The camera itself matters to a point, but for a basic streaming setup, what matters far more is lighting. You can spend $500 on a base micro-4/3rds camera kit or a used DSLR of good quality and then get a Cam Link or capture card for around $150, or you can take a webcam and light the scene better and get very close with less spend. You should read reviews for webcams and really come away with an idea of the relative quality of the one you’ve found in-stock (although they are generally better than they were a year ago!), but then focus on lighting if you want to make it work ideally. The best principles for almost any webcam will be a 3-point lighting setup – get a key light to light you, a fill light to reduce harshness of shadow roll off, and then a highlight/backlight to give you a sharp edge of lighting around yourself. This works great with webcams because they are made to autofocus on a human face, but need all the help they can get finding you. If you light your stream with just standard room lighting, it might work and it might even look okay, but if you take all the guesswork out of the autofocus for the camera, the resulting output will be a lot better for a fraction of the cost. The lights don’t need to be Elgato-branded key lights or purpose-made ones either – basic desk lamps with a color temperature you find pleasing will work just fine and get you started for far less!

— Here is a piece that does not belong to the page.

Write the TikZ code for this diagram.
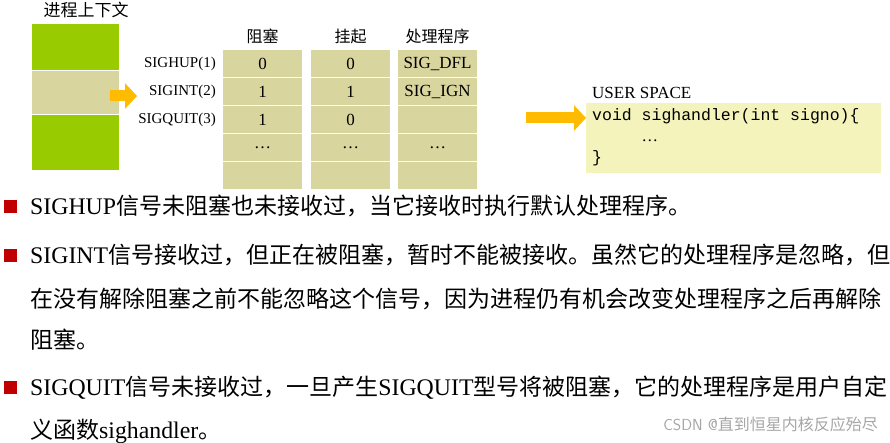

The Microphone: The Shure SM7B chain I have is something I love, because it works well and the microphone is well-balanced overall so I don’t have to do much tuning, but it costs far too much for that as a beginner. The best play is to get a decent standalone microphone that you can tune to your preferences – the Blue Snowball and Yeti are great mics for starting and more-advanced audio production at home, and with some smart settings, you can tune them to work very well. Because they pick up more background noise with their condenser capsules, you just need to work to tune them with a noise gate to set a higher floor for OBS or your stream software of choice, so that they only pick up your voice directly into the mic. Any money you would spend on a higher-end mic to start out is better put into a microphone arm or mounting solution so that you can consistently place the mic in the same place to keep settings locked in. Consistent placement means you can set a single noise gate and adjust the gain and level in your mix one time and have it really well set – if you just leave it on your desk, you’ll have to tune it anytime the desktop arrangement in your room changes and then contend with things like keyboard noise or system fans getting into the mix. A noise gate can help with that as well but it may have unintended consequences like clipping your actual voice if you’re too far away.
You can also use a gaming headset with a microphone, but to be perfectly frank, the mics on most gaming headsets (even the very best ones!) just don’t have enough room for great stream-worthy sound. You can tune and adjust them to get close enough for your satisfaction, but I personally wouldn’t go that route if you can avoid it. That being said, gaming headsets do give you the advantage of a microphone made for vocals that has fairly consistent positioning and you can tune and sweeten it in your mix to sound pretty decent, so if you already have that and don’t want to go for the $40 on the Blue Snowball, it’ll still work just fine. Audio is very subjective to many listeners anyways, so my opinion is just one of many.
As far as room sound treatment, it’s fine but not really all that needed in most cases. Furniture and things filling out a space give sound less room to travel and more things to bounce and dissipate off of, so just having a full room gets you a good chunk of what you want from sound foam anyways. Sound foam tiles off of Amazon or the like are fine and can help with reducing sound bounceback, but they don’t offer anything inherently better than just a strong, well-adjusted noise gate. If you have a desk in a common area, sound blankets are the way to go there if you need to pull down the level of background noises sharply, but even then, unless you are in an uncannily noisy room, that isn’t something that you can’t get close enough to with software tuning and adjustment of your mix.
The Stream Deck: Easy enough here – it’s fluff anyways for streams with a fair number of scenes or weird settings per transition, and so it is entirely superfluous for a beginner. It’s nice and it offers some cool stuff, so if you want to replicate it for less, you can buy the Mini version (if you find it in stock!). There’s also an Elgato app for Stream Deck functions via your phone – I haven’t personally tested it but it seems to work reasonably well, however the Elgato app is a trial and requires a subscription to use past the first 30 days. A lot of streaming software suites that cost money have free apps with similar functionality for your smartphone, like Streamlabs OBS and XSplit, and there are also free apps from indie developers that can integrate with most streaming suites and offer similar functionality. Lastly, you can work to record macros for macro keys on your keyboard, extra mouse buttons, or buy a cheaper hardware macro pad with normal physical keys that can be used in a similar way.